___ Given data ___

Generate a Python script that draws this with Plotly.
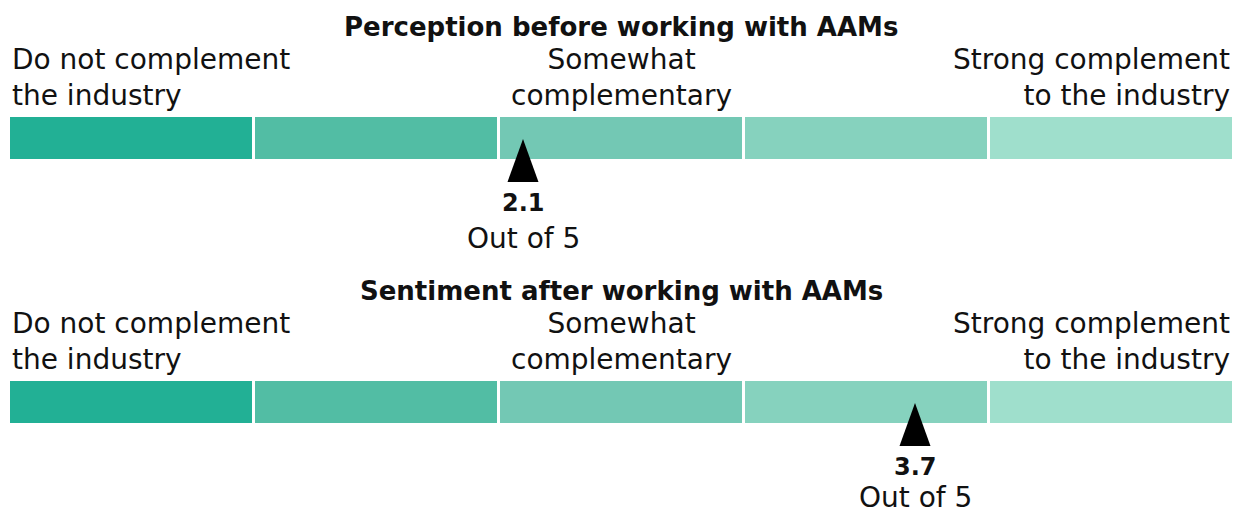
import plotly.graph_objects as go

# ---- data ----
panel_titles = ["Perception before working with AAMs", "Sentiment after working with AAMs"]
scale_labels = ["Do not complement<br>the industry", "Somewhat<br>complementary", "Strong complement<br>to the industry"]
label_positions = [0, 2.5, 5]
segment_values = [1, 1, 1, 1, 1]
segment_colors = ["#22b095", "#52bda4", "#73c8b4", "#86d2be", "#9fdfcc"]
scores = [2.1, 3.7]
score_max = 5

FONT = "DejaVu Sans"
INK = "#111111"

W, H = 1244, 516
# page pixel extents of the scale (including half of the white separator line)
x0_px, x1_px = 10 - 1.5, 1232 + 1.5
px_per_unit = (x1_px - x0_px) / score_max
xrange = [-x0_px / px_per_unit, (W - x0_px) / px_per_unit]

panel_offsets = [0, 264]
out_of_y = [238, 497]
bar_center = 138
bar_h = 45

fig = go.Figure()

for p, off in enumerate(panel_offsets):
    base = 0
    for i, v in enumerate(segment_values):
        fig.add_trace(go.Bar(
            x=[v], base=[base], y=[bar_center + off], orientation="h",
            width=bar_h, marker=dict(color=segment_colors[i], line=dict(color="white", width=3)),
            showlegend=False, hoverinfo="skip"))
        base += v
    s = scores[p]
    hw = 15.5 / px_per_unit
    fig.add_trace(go.Scatter(
        x=[s - hw, s + hw, s, s - hw],
        y=[182 + off, 182 + off, 139 + off, 182 + off],
        mode="lines", fill="toself", fillcolor="black", line=dict(color="black", width=0),
        showlegend=False, hoverinfo="skip"))
    fig.add_annotation(x=score_max / 2, y=27 + off, text="<b>" + panel_titles[p] + "</b>",
                       showarrow=False, font=dict(family=FONT, size=26, color=INK),
                       xanchor="center", yanchor="middle")
    anchors = ["left", "center", "right"]
    for lab, xp, an in zip(scale_labels, label_positions, anchors):
        fig.add_annotation(x=xp, y=77 + off, text=lab, showarrow=False, align=an,
                           font=dict(family=FONT, size=28, color=INK),
                           xanchor=an, yanchor="middle",
                           xshift=(1.5 if an == "left" else (-1.5 if an == "right" else 0)))
    fig.add_annotation(x=s, y=203 + off, text="<b>%.1f</b>" % s, showarrow=False,
                       font=dict(family=FONT, size=24, color=INK), xanchor="center", yanchor="middle")
    fig.add_annotation(x=s, y=out_of_y[p], text="Out of %d" % score_max, showarrow=False,
                       font=dict(family=FONT, size=28, color=INK), xanchor="center", yanchor="middle")

fig.update_layout(
    width=W, height=H, margin=dict(l=0, r=0, t=0, b=0),
    paper_bgcolor="white", plot_bgcolor="white", barmode="overlay",
    xaxis=dict(range=xrange, visible=False, fixedrange=True),
    yaxis=dict(range=[H, 0], visible=False, fixedrange=True),
)
fig.write_html("out.html", config={"displayModeBar": False},
               post_script="document.body.style.margin='0';document.body.style.overflow='hidden';")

___

Write the lines above out again exactly, without any of their pictures.

* _Written solution_:
Generate a Python script that draws this with Plotly.
import plotly.graph_objects as go

# ---- data ----
panel_titles = ["Perception before working with AAMs", "Sentiment after working with AAMs"]
scale_labels = ["Do not complement<br>the industry", "Somewhat<br>complementary", "Strong complement<br>to the industry"]
label_positions = [0, 2.5, 5]
segment_values = [1, 1, 1, 1, 1]
segment_colors = ["#22b095", "#52bda4", "#73c8b4", "#86d2be", "#9fdfcc"]
scores = [2.1, 3.7]
score_max = 5

FONT = "DejaVu Sans"
INK = "#111111"

W, H = 1244, 516
# page pixel extents of the scale (including half of the white separator line)
x0_px, x1_px = 10 - 1.5, 1232 + 1.5
px_per_unit = (x1_px - x0_px) / score_max
xrange = [-x0_px / px_per_unit, (W - x0_px) / px_per_unit]

panel_offsets = [0, 264]
out_of_y = [238, 497]
bar_center = 138
bar_h = 45

fig = go.Figure()

for p, off in enumerate(panel_offsets):
    base = 0
    for i, v in enumerate(segment_values):
        fig.add_trace(go.Bar(
            x=[v], base=[base], y=[bar_center + off], orientation="h",
            width=bar_h, marker=dict(color=segment_colors[i], line=dict(color="white", width=3)),
            showlegend=False, hoverinfo="skip"))
        base += v
    s = scores[p]
    hw = 15.5 / px_per_unit
    fig.add_trace(go.Scatter(
        x=[s - hw, s + hw, s, s - hw],
        y=[182 + off, 182 + off, 139 + off, 182 + off],
        mode="lines", fill="toself", fillcolor="black", line=dict(color="black", width=0),
        showlegend=False, hoverinfo="skip"))
    fig.add_annotation(x=score_max / 2, y=27 + off, text="<b>" + panel_titles[p] + "</b>",
                       showarrow=False, font=dict(family=FONT, size=26, color=INK),
                       xanchor="center", yanchor="middle")
    anchors = ["left", "center", "right"]
    for lab, xp, an in zip(scale_labels, label_positions, anchors):
        fig.add_annotation(x=xp, y=77 + off, text=lab, showarrow=False, align=an,
                           font=dict(family=FONT, size=28, color=INK),
                           xanchor=an, yanchor="middle",
                           xshift=(1.5 if an == "left" else (-1.5 if an == "right" else 0)))
    fig.add_annotation(x=s, y=203 + off, text="<b>%.1f</b>" % s, showarrow=False,
                       font=dict(family=FONT, size=24, color=INK), xanchor="center", yanchor="middle")
    fig.add_annotation(x=s, y=out_of_y[p], text="Out of %d" % score_max, showarrow=False,
                       font=dict(family=FONT, size=28, color=INK), xanchor="center", yanchor="middle")

fig.update_layout(
    width=W, height=H, margin=dict(l=0, r=0, t=0, b=0),
    paper_bgcolor="white", plot_bgcolor="white", barmode="overlay",
    xaxis=dict(range=xrange, visible=False, fixedrange=True),
    yaxis=dict(range=[H, 0], visible=False, fixedrange=True),
)
fig.write_html("out.html", config={"displayModeBar": False},
               post_script="document.body.style.margin='0';document.body.style.overflow='hidden';")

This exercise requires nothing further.